WHAT TO DO:
From the first line of the data below, repeat each line exactly until you reach the line with "XAxis, YAxis, ReferenceArea"; include that line too.
--- begin SOURCE EXCERPT ---
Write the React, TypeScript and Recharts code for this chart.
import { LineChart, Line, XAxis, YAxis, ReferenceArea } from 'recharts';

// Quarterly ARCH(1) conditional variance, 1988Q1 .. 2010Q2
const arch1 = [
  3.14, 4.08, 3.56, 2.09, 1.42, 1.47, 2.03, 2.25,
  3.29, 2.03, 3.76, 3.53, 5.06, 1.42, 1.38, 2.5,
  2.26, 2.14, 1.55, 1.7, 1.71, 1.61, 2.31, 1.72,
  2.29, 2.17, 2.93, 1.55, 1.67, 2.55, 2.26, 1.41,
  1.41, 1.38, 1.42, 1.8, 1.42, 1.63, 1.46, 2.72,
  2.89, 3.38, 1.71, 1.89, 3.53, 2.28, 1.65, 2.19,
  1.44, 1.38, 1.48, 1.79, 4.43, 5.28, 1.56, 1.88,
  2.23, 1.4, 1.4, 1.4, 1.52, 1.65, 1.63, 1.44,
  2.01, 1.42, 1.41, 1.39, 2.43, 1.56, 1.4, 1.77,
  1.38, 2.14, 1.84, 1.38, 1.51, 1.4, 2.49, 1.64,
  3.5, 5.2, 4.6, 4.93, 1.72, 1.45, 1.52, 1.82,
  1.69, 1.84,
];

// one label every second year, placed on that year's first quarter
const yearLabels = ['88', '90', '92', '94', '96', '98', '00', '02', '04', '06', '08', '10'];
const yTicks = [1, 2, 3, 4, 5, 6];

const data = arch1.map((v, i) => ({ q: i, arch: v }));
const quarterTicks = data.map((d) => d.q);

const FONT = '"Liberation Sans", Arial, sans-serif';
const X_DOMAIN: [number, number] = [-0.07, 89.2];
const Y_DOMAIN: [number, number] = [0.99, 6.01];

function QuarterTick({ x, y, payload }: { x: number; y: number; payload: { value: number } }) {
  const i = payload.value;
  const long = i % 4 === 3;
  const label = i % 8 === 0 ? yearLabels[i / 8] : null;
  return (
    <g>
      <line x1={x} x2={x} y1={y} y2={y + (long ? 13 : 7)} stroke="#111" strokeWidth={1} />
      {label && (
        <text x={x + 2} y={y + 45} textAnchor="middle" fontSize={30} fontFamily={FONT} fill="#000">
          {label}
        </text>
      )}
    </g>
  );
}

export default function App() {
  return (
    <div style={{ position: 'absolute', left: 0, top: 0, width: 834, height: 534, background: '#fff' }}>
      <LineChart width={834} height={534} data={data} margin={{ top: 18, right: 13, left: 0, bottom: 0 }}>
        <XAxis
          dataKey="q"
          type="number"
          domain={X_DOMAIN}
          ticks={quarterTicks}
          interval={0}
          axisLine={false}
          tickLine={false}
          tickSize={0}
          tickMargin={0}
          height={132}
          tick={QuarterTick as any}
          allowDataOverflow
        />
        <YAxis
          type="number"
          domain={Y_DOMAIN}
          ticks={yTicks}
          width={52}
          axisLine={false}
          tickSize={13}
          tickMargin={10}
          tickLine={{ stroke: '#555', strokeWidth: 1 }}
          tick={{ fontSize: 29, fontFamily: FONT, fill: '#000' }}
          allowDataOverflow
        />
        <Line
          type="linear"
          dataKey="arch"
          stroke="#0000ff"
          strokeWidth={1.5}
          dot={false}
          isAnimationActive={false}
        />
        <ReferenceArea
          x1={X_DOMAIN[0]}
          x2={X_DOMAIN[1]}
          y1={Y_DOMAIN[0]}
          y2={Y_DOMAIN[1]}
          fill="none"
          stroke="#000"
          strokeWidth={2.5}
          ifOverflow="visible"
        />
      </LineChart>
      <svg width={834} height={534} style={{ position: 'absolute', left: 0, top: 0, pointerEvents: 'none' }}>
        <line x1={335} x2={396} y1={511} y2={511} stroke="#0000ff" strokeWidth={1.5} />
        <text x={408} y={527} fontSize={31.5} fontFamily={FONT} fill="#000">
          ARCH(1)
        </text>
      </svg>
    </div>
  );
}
--- end SOURCE EXCERPT ---
ANSWER:
Write the React, TypeScript and Recharts code for this chart.
import { LineChart, Line, XAxis, YAxis, ReferenceArea } from 'recharts';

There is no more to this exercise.